Policy think tank group, the Zimbabwe Democracy Institute (ZDI) has bemoaned the failure by Finance Minister Professor Mthuli Ncube to meet the Abuja Declaration of allocating 15 percent of the total budget to health when he presented his 2022 Budget statement.
In its monthly report for December 2021, ZDI said the COVID-19 menace required the strengthening of the health sector with the minister’s budget falling short of the 2001 commitment.
“The health sector in Zimbabwe continues to receive funding that falls short of the universally accepted share of the country’s total budget. The advent of Covid-19 in 2019 and its ravaging effects across the globe required countries to strengthen their health disaster response systems by ensuring adequate health sector funding.
“With new Covid-19 variants being discovered, the country’s health delivery system ought to be strengthened in a bid to reduce the level of catastrophe brought by the Covid-19 pandemic. Such strengthening of health care systems is reflected by the allocation of the health sector in the country’s national budget vis-à-vis the regional standards for health financing.
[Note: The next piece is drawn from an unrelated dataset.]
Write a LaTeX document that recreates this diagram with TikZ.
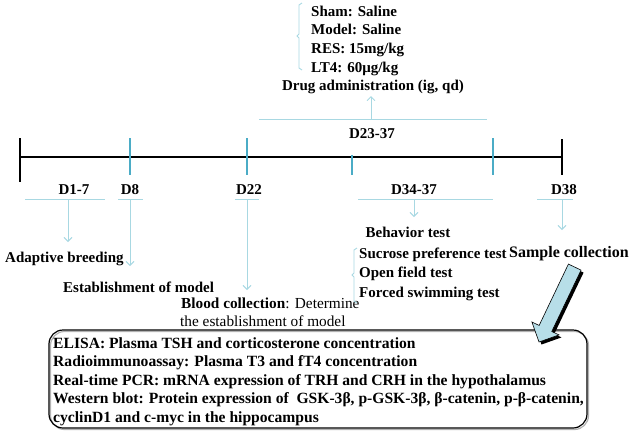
\documentclass[tikz,border=0pt]{standalone}
\usepackage{fontspec}
\setmainfont{Liberation Serif}
\usetikzlibrary{arrows.meta}
\definecolor{lb}{HTML}{A8D8E2}
\definecolor{tk}{HTML}{4BACC6}
\definecolor{af}{HTML}{B7DEE8}
\begin{document}
\begin{tikzpicture}[x=1pt,y=-1pt,
  lbl/.style={font=\fontsize{15}{18}\selectfont\bfseries, inner sep=0pt},
  boxtxt/.style={font=\fontsize{15.6}{18}\selectfont\bfseries, inner sep=0pt},
  reg/.style={font=\fontsize{15.3}{18}\selectfont, inner sep=0pt},
  brk/.style={draw=lb, line width=0.9pt},
  arr/.style={draw=lb, line width=0.9pt, -{Straight Barb[length=4pt,width=8pt]}},
  tickmark/.style={draw=tk, line width=1.2pt},
  bigarrow/.style={fill=af, draw=black, line width=0.6pt}]
\useasboundingbox (0,0) rectangle (641,432);

% timeline
\coordinate (tl) at (20,157);
\coordinate (tr) at (562,157);
\draw[line width=2.2pt] (tl) -- (tr);
\draw[line width=2pt] (20,138) -- (20,182);
\draw[line width=2pt] (562,139) -- (562,175);
\draw[tickmark] (130,138) -- (130,175);
\draw[tickmark] (247,138) -- (247,175);
\draw[tickmark] (352,155) -- (352,175);
\draw[tickmark] (493,138) -- (493,175);

% day labels
\node[lbl, anchor=base] (d17) at (74,194) {D1-7};
\node[lbl, anchor=base] (d8) at (130,194) {D8};
\node[lbl, anchor=base] (d22) at (249,194) {D22};
\node[lbl, anchor=base] (d2337) at (372,138) {D23-37};
\node[lbl, anchor=base] (d3437) at (414,194) {D34-37};
\node[lbl, anchor=base] (d38) at (564,194) {D38};

% brackets
\draw[brk] (25,199) -- (105,199);
\draw[brk] (118,199) -- (143,199);
\draw[brk] (235,199) -- (259,199);
\draw[brk] (358,199) -- (493,199);
\draw[brk] (537,199) -- (573,199);
\draw[brk] (259,119) -- (487,119);

% event labels
\node[lbl, anchor=base west] (adapt) at (5,262) {Adaptive breeding};
\node[lbl, anchor=base west] (estab) at (63,292) {Establishment of model};
\node[reg, anchor=base west] (blood) at (181,308) {\textbf{Blood collection}:\hspace{0.35em}Determine};
\node[reg, anchor=base west] (blood2) at (180,326) {the establishment of model};
\node[lbl, anchor=base] (behav) at (408,237) {Behavior test};
\node[lbl, anchor=base west] (suc) at (359,258) {Sucrose preference test};
\node[lbl, anchor=base west] (open) at (359,277) {Open field test};
\node[lbl, anchor=base west] (forced) at (359,297) {Forced swimming test};
\node[lbl, font=\fontsize{16}{18}\selectfont\bfseries, anchor=base west] (sample) at (509,257) {Sample collection};
\node[lbl, anchor=base] (drug) at (373,90) {Drug administration (ig, qd)};
\node[lbl, anchor=base west] (sham) at (311,16) {Sham: Saline};
\node[lbl, anchor=base west] (model) at (311,34) {Model: Saline};
\node[lbl, anchor=base west] (res) at (311,53) {RES: 15mg/kg};
\node[lbl, anchor=base west] (lt4) at (311,72) {LT4: 60μg/kg};

% arrows from brackets
\coordinate (a1s) at (68,199);  \coordinate (a1e) at (68,242);
\coordinate (a2s) at (130,199); \coordinate (a2e) at (130,266);
\coordinate (a3s) at (247,199); \coordinate (a3e) at (247,290);
\coordinate (a4s) at (414,199); \coordinate (a4e) at (414,217);
\coordinate (a5s) at (562,199); \coordinate (a5e) at (562,230);
\coordinate (a6s) at (371,119); \coordinate (a6e) at (371,96);
\draw[arr] (a1s) -- (a1e);
\draw[arr] (a2s) -- (a2e);
\draw[arr] (a3s) -- (a3e);
\draw[arr] (a4s) -- (a4e);
\draw[arr] (a5s) -- (a5e);
\draw[arr] (a6s) -- (a6e);

% side brackets
\draw[brk] (302,3) -- (299,5) -- (299,34) -- (297,36) -- (299,38) -- (299,68) -- (302,70);
\draw[brk] (357,248) -- (354,250) -- (354,273) -- (352,275) -- (354,277) -- (354,301) -- (357,303);

% result box
\draw[gray!60, line width=1.2pt, rounded corners=14pt] (50.5,331.5) rectangle (588.5,429.5);
\node[draw, line width=1.2pt, rounded corners=14pt, minimum width=538pt, minimum height=98pt, inner sep=0pt] (box) at (318,379) {};
\node[boxtxt, anchor=base west] (l1) at (53,348) {ELISA: Plasma TSH and corticosterone concentration};
\node[boxtxt, anchor=base west] (l2) at (53,366.5) {Radioimmunoassay: Plasma T3 and fT4 concentration};
\node[boxtxt, anchor=base west] (l3) at (53,385) {Real-time PCR: mRNA expression of TRH and CRH in the hypothalamus};
\node[boxtxt, anchor=base west] (l4) at (53,403.5) {Western blot: Protein expression of \ GSK-3β, p-GSK-3β, β-catenin, p-β-catenin,};
\node[boxtxt, anchor=base west] (l5) at (53,422) {cyclinD1 and c-myc in the hippocampus};

% big arrow (shadow, then body)
\begin{scope}[shift={(541.5,344.5)}, rotate=244.5]
  \fill[black] (0,0) -- (-15,15) -- (-15,7) -- (-83,7) -- (-83,-7) -- (-15,-7) -- (-15,-15) -- cycle;
\end{scope}
\begin{scope}[shift={(539,342)}, rotate=244.5]
  \filldraw[bigarrow] (0,0) -- (-15,15) -- (-15,7) -- (-83,7) -- (-83,-7) -- (-15,-7) -- (-15,-15) -- cycle;
\end{scope}
\end{tikzpicture}
\end{document}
The Zimbabwe 2022 national budget, despite coming against a background of the ravaging effects of Covid-19, failed to meet the Abuja Declaration of allocating 15% of the total budget to health,” read the ZDI report.
The think tank said the need to attain the declaration should have been prioritised in the wake of the COVID-19 pandemic.
“The need to achieve this feat, in the case of Zimbabwe and other countries in Africa, was made a priority in the wake of the Covid-19 pandemic which requires that health systems must always be adequately resourced to deal with threats posed by health disasters that are similar to Covid-19,” said the think tank.
In his 2022 budget the Minister allocated 12.7% of the total ZWL$927.3 billion which is expected to be expended.
Zimbabwe is a signatory to the Abuja Declaration which is a commitment that was made in 2001 by African heads of state to commit 15% of their yearly budgets to funding the health sector.